When gathering counters, check for instability and FAIL otherwise.

gottesmm · gottesmm · commit 2840a7609d9b · 2020-01-15T14:41:21.000-08:00
The way we already gather numbers for this test is that we run two runs of
`Benchmark_O $TEST` with num-samples=2, iters={2,3}. Under the assumption that
the only difference in counter numbers can be caused by that extra iteration,
subtracting the group of counts for 2,3 gives us the number of counts in that
iteration.

In certain cases, I have found that a small subset of the benchmarks are
producing weird output and I haven't had the time to look into why. That being
said, I do know what these weird results look like, so in this commit we do some
extra validation work to see if we need to fail a test due to instability.

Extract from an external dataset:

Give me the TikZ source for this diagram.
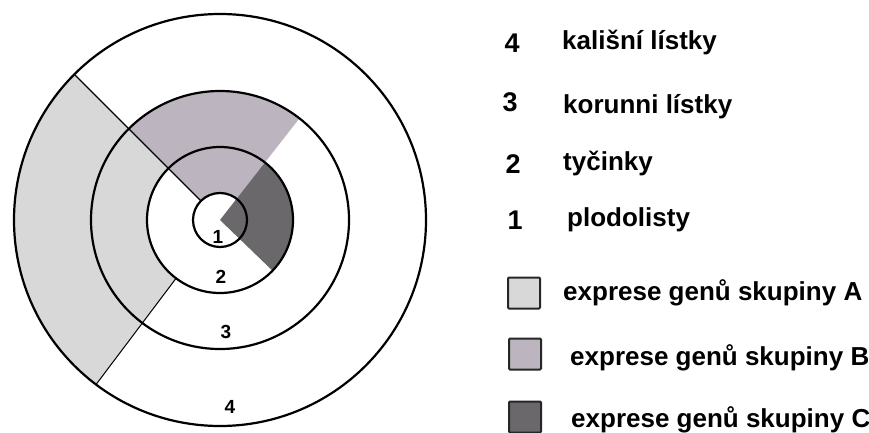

The specific validation is that:

1. We perform another run with num-samples=2, iter=5 and subtract the iter=3
counts from that. Under the assumption that overall work should increase
linearly with iteration size in our benchmarks, we check if the counts are
actual 2x.

2. If either `result[iter=3] - result[iter=2]` or `result[iter=5] -
result[iter=3]` is negative. All of the counters we gather should never decrease
with iteration count.
diff --git a/benchmark/scripts/Benchmark_DTrace.in b/benchmark/scripts/Benchmark_DTrace.in
@@ -35,6 +35,9 @@ class DTraceResult(perf_test_driver.Result):
             self, name, status, output, XFAIL_LIST)
         self.csv_output = csv_output
 
+    def is_failure(self):
+        return not bool(self.status)
+
     @classmethod
     def data_headers(cls):
         return [
@@ -99,13 +102,32 @@ class DTraceBenchmarkDriver(perf_test_driver.BenchmarkDriver):
                 results[results.index('DTRACE RESULTS') + 1:]]
         iter_2_results = get_results_with_iters(2)
         iter_3_results = get_results_with_iters(3)
+        iter_5_results = get_results_with_iters(5)
 
         results = []
-        for x in zip(iter_2_results, iter_3_results):
-            results.append(x[1])
-            results.append(int(x[1]) - int(x[0]))
+        foundInstability = False
+        for x in zip(iter_2_results, iter_3_results, iter_5_results):
+            result_2 = int(x[0])
+            result_3 = int(x[1])
+            result_5 = int(x[2])
+
+            single_iter = result_3 - result_2
+            two_iter = result_5 - result_3
+
+            # We are always doing more work, so these should be the same. Fail
+            # if we have a negative number.
+            if single_iter < 0 or two_iter < 0:
+                foundInstability = True
+
+            # Our retain traffic should always increase linearly with iteration
+            # size.
+            if (single_iter * 2) == two_iter:
+                foundInstability = True
+
+            results.append(result_3)
+            results.append(single_iter)
 
-        return DTraceResult(test_name, 0, results, self.csv_output)
+        return DTraceResult(test_name, int(not foundInstability), results)
 
 
 SWIFT_BIN_DIR = os.path.dirname(os.path.abspath(__file__))